香港ヴァーズ(G1、芝2400メートル、10日=シャティン)にアイルランドから参戦するウォームハート(牝3、A・オブライエン)は、名手ライアン・ムーア(40)が“負担重量53キロ”で騎乗することが大きな話題になっている。JRAのレースでは10年エリザベス女王杯でスノーフェアリー(1着。翌年連覇)に54キロで騎乗しているが、その後は54キロ以下の騎乗はなし。短期免許の来日時は基本的に騎乗依頼を受けるのは55キロ以上となっているため、今回の53キロには勝負気配が漂い、日本の競馬関係者にとっても驚きを持って受け止められている。

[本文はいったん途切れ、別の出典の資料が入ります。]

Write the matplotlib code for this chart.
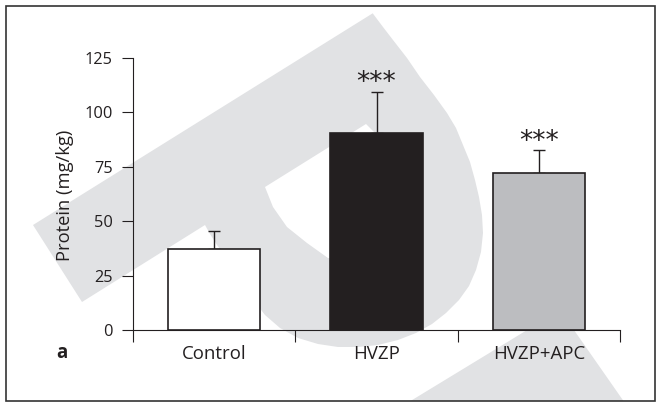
import matplotlib
matplotlib.use("Agg")
import matplotlib.pyplot as plt
from matplotlib.patches import Polygon, Rectangle
import numpy as np

# ---- data -------------------------------------------------------------
groups = ["Control", "HVZP", "HVZP+APC"]
protein_mean = [37.0, 90.5, 72.0]
protein_err = [8.7, 19.0, 10.5]
significance = ["", "***", "***"]
y_ticks = [0, 25, 50, 75, 100, 125]

# ---- style ------------------------------------------------------------
bar_fill = ["#ffffff", "#231f20", "#bcbdc0"]
ink = "#231f20"
shade = "#e1e2e4"

W, H = 660, 403
plt.rcParams["font.family"] = ["Open Sans", "DejaVu Sans"]
fig = plt.figure(figsize=(W / 100, H / 100), dpi=100)


def to_fig(points):
    """Pixel coordinates (origin top-left) -> figure fraction."""
    return [(x / W, 1 - y / H) for x, y in points]


# ---- light background emblem --------------------------------------------
emblem_outer = [
    (33, 225), (372.7, 13.3), (383, 27), (393, 40), (407, 58), (420, 77),
    (434, 95), (447, 113), (456, 128), (463, 145), (470, 162), (475, 180),
    (479, 197), (482, 215), (483, 233), (481, 252), (476, 270), (469, 286),
    (459, 300), (446, 313), (432, 324), (416, 333), (398, 340), (378, 345),
    (358, 347), (338, 347), (318, 344), (298, 338), (280, 328), (265, 315),
    (255, 302), (245, 287), (238, 275), (226, 257), (217, 245), (210, 234),
    (205, 225), (82, 302),
]
emblem_hole = [
    (265, 187), (366, 124), (375, 133), (400, 165), (405, 210), (395, 250),
    (360, 262), (328, 258), (307, 243), (287, 227), (273, 207),
]
emblem_wedge = [(560, 310), (623.5, 401), (410.5, 401)]

for pts, col in ((emblem_outer, shade), (emblem_hole, "white"), (emblem_wedge, shade)):
    fig.add_artist(Polygon(to_fig(pts), closed=True, transform=fig.transFigure,
                           facecolor=col, edgecolor="none", zorder=-10))

# ---- axes -------------------------------------------------------------
ax = fig.add_axes([133 / W, 1 - 330 / H, (620 - 133) / W, (330 - 58) / H])
ax.set_facecolor("none")

x = np.arange(len(groups))
ax.bar(x, protein_mean, width=0.57, color=bar_fill, edgecolor=ink,
       linewidth=1.2, zorder=3)
ax.errorbar(x, protein_mean, yerr=[np.zeros(len(x)), protein_err], fmt="none",
            ecolor=ink, elinewidth=1.0, capsize=4, capthick=1.0, zorder=2)

for xi, m, e, lab in zip(x, protein_mean, protein_err, significance):
    if lab:
        ax.text(xi, m + e + 3.8, lab, ha="center", va="center",
                fontsize=19, color=ink, family="DejaVu Sans")

ax.set_xlim(-0.5, 2.5)
ax.set_ylim(0, 125)
ax.set_yticks(y_ticks)
ax.set_xticks(x)
ax.set_xticklabels(groups)
ax.set_xticks([-0.5, 0.5, 1.5, 2.5], minor=True)

ax.tick_params(axis="y", direction="out", length=8, width=0.8, pad=6.5,
               labelsize=11.8, colors=ink)
ax.tick_params(axis="x", which="major", length=0, pad=10.5,
               labelsize=13.4, colors=ink)
ax.tick_params(axis="x", which="minor", direction="out", length=8.5,
               width=0.8, colors=ink)

for side in ("top", "right"):
    ax.spines[side].set_visible(False)
for side in ("left", "bottom"):
    ax.spines[side].set_linewidth(0.8)
    ax.spines[side].set_color(ink)

fig.text(65 / W, 1 - 195 / H, "Protein (mg/kg)", rotation=90, ha="center",
         va="center", fontsize=13.2, color=ink)
fig.text(56 / W, 1 - 358 / H, "a", fontweight="bold", fontsize=13.4,
         ha="left", va="baseline", color=ink)

# ---- panel frame ------------------------------------------------------
fig.add_artist(Rectangle((5.5 / W, 1 - 401 / H), (654.5 - 5.5) / W,
                         (401 - 5.5) / H, fill=False, edgecolor="#333333",
                         linewidth=1.2, transform=fig.transFigure, zorder=10))

fig.savefig("out.png", dpi=100)
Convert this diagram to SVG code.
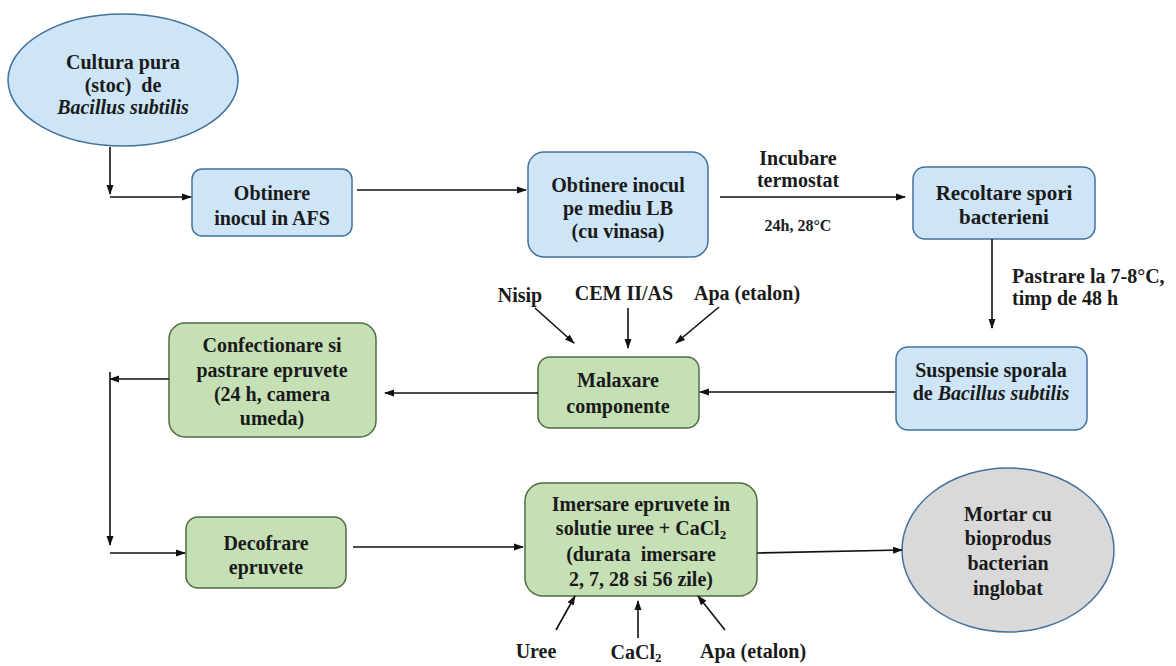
<svg xmlns="http://www.w3.org/2000/svg" width="1176" height="666" viewBox="0 0 1176 666">
<style>
.t{font-family:'Liberation Serif','DejaVu Serif',serif;font-weight:700;font-size:20px;fill:#1a1a1a;text-anchor:middle;white-space:pre}
.s{font-size:16px}
.i{font-style:italic}
.blue{fill:#cde5f6;stroke:#41719c;stroke-width:1.5}
.green{fill:#c6e0b5;stroke:#4f6b3f;stroke-width:1.5}
.gray{fill:#d9d9d9;stroke:#41719c;stroke-width:1.5}
.c{fill:none;stroke:#111;stroke-width:1.6}
</style>
<defs>
<marker id="a" markerUnits="userSpaceOnUse" markerWidth="10" markerHeight="8" refX="9" refY="4" orient="auto">
<path d="M0,0.5 L10,4 L0,7.5 z" fill="#111"/>
</marker>
</defs>
<rect width="1176" height="666" fill="#fff"/>
<g id="cultura">
<ellipse class="blue" cx="123" cy="80" rx="115" ry="66"/>
<text class="t" x="123" y="69">Cultura pura</text>
<text class="t" x="123" y="92">(stoc)  de</text>
<text class="t i" x="123" y="114">Bacillus subtilis</text>
</g>
<g id="afs">
<rect class="blue" x="192" y="169" width="160" height="67" rx="10"/>
<text class="t" x="272" y="200">Obtinere</text>
<text class="t" x="272" y="225">inocul in AFS</text>
</g>
<g id="lb">
<rect class="blue" x="528" y="152" width="180" height="105" rx="16"/>
<text class="t" x="618" y="192">Obtinere inocul</text>
<text class="t" x="618" y="215">pe mediu LB</text>
<text class="t" x="618" y="238">(cu vinasa)</text>
</g>
<g id="recoltare">
<rect class="blue" x="913" y="167" width="182" height="72" rx="12"/>
<text class="t" x="1004" y="200" style="font-size:21px">Recoltare spori</text>
<text class="t" x="1004" y="224" style="font-size:21px">bacterieni</text>
</g>
<g id="suspensie">
<rect class="blue" x="896" y="347" width="191" height="83" rx="12"/>
<text class="t" x="991" y="377">Suspensie sporala</text>
<text class="t" x="991" y="400">de <tspan class="i">Bacillus subtilis</tspan></text>
</g>
<g id="malaxare">
<rect class="green" x="538" y="357" width="161" height="71" rx="12"/>
<text class="t" x="618" y="387">Malaxare</text>
<text class="t" x="618" y="413">componente</text>
</g>
<g id="confectionare">
<rect class="green" x="169" y="323" width="207" height="114" rx="16"/>
<text class="t" x="272" y="352">Confectionare si</text>
<text class="t" x="272" y="377">pastrare epruvete</text>
<text class="t" x="272" y="401">(24 h, camera</text>
<text class="t" x="272" y="425">umeda)</text>
</g>
<g id="decofrare">
<rect class="green" x="186" y="517" width="160" height="71" rx="12"/>
<text class="t" x="266" y="550">Decofrare</text>
<text class="t" x="266" y="574">epruvete</text>
</g>
<g id="imersare">
<rect class="green" x="525" y="483" width="232" height="113" rx="18"/>
<text class="t" x="641" y="511">Imersare epruvete in</text>
<text class="t" x="641" y="535">solutie uree + CaCl<tspan font-size="13" dy="4">2</tspan></text>
<text class="t" x="641" y="561">(durata  imersare</text>
<text class="t" x="641" y="586">2, 7, 28 si 56 zile)</text>
</g>
<g id="mortar">
<ellipse class="gray" cx="1008" cy="550" rx="106" ry="82"/>
<text class="t" x="1008" y="521">Mortar cu</text>
<text class="t" x="1008" y="545">bioprodus</text>
<text class="t" x="1008" y="570">bacterian</text>
<text class="t" x="1008" y="595">inglobat</text>
</g>
<g id="labels">
<text class="t" x="798" y="165">Incubare</text>
<text class="t" x="798" y="187">termostat</text>
<text class="t s" x="798" y="231">24h, 28°C</text>
<text class="t" x="1012" y="283" style="text-anchor:start">Pastrare la 7-8°C,</text>
<text class="t" x="1012" y="305" style="text-anchor:start">timp de 48 h</text>
<text class="t" x="520" y="302">Nisip</text>
<text class="t" x="624" y="300">CEM II/AS</text>
<text class="t" x="747" y="300">Apa (etalon)</text>
<text class="t" x="536" y="658">Uree</text>
<text class="t" x="636" y="659">CaCl<tspan font-size="13" dy="3">2</tspan></text>
<text class="t" x="753" y="658">Apa (etalon)</text>
</g>
<g id="connectors">
<path class="c" d="M110,147 V194" marker-end="url(#a)"/>
<path class="c" d="M110,197 H191" stroke-width="3" marker-end="url(#a)"/>
<path class="c" d="M357,190 H526" marker-end="url(#a)"/>
<path class="c" d="M720,197 H905" marker-end="url(#a)"/>
<path class="c" d="M992,239 V328" marker-end="url(#a)"/>
<path class="c" d="M895,392 H700" marker-end="url(#a)"/>
<path class="c" d="M535,308 L574,343" marker-end="url(#a)"/>
<path class="c" d="M628,308 V348" marker-end="url(#a)"/>
<path class="c" d="M719,307 L676,343" marker-end="url(#a)"/>
<path class="c" d="M538,393 H385" marker-end="url(#a)"/>
<path class="c" d="M169,379 H110" marker-end="url(#a)"/>
<path class="c" d="M110,372 V545" marker-end="url(#a)"/>
<path class="c" d="M110,553 H185" marker-end="url(#a)"/>
<path class="c" d="M353,547 H523" marker-end="url(#a)"/>
<path class="c" d="M757,553 L902,550" marker-end="url(#a)"/>
<path class="c" d="M556,630 L575,596" marker-end="url(#a)"/>
<path class="c" d="M638,638 V601" marker-end="url(#a)"/>
<path class="c" d="M725,630 L698,596" marker-end="url(#a)"/>
</g>
</svg>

8日夜には香港のコンベンションセンターで行われた夕食会で「ロンジン・ワールド・ベスト・ジョッキー」の表彰が行われた。最多タイとなる4度目の受賞となったムーア騎手は「私は幸運です。素晴らしいオーナー、調教師のもと、本当にいい馬に何度も乗ることができました。(騎手を)始めた頃の目標は最高のレースで最高の馬に乗ることでした。今はそれがいつものことになっています」とコメント。香港ヴァーズのウォームハートについて、日本馬への警戒心を見せながら「もし彼女が好走できなければガッカリすると思います。過去4戦のような走りができれば、いい勝負ができると思います」と期待を寄せた。負担重量53キロに関する質問にも笑顔で「オーケーです」と応じている。

ムーア騎手は今秋、短期騎手免許で来日していたが、先月19日の京都で落馬負傷。その後は英国に帰国し、治療に専念していた。水曜にハッピーバレー競馬場で行われた「ロンジン・インターナショナル・ジョッキーズ・チャンピオンシップ」で実戦復帰し、さっそく第2戦で勝利を挙げている。

香港国際競走はヴァーズでウォームハート、マイルでカイロ、スプリントでイソップスフェイブルズ、カップでルクセンブルク(すべてエイダン・オブライエン厩舎)に騎乗。再来週には有馬記念(G1、芝2500メートル、24日=中山)でダービー馬タスティエーラ(牡3、堀)とコンビを組むことが発表されている。53キロのライアン・ムーア、どんな手綱さばきを見せてくれるのか楽しみだ。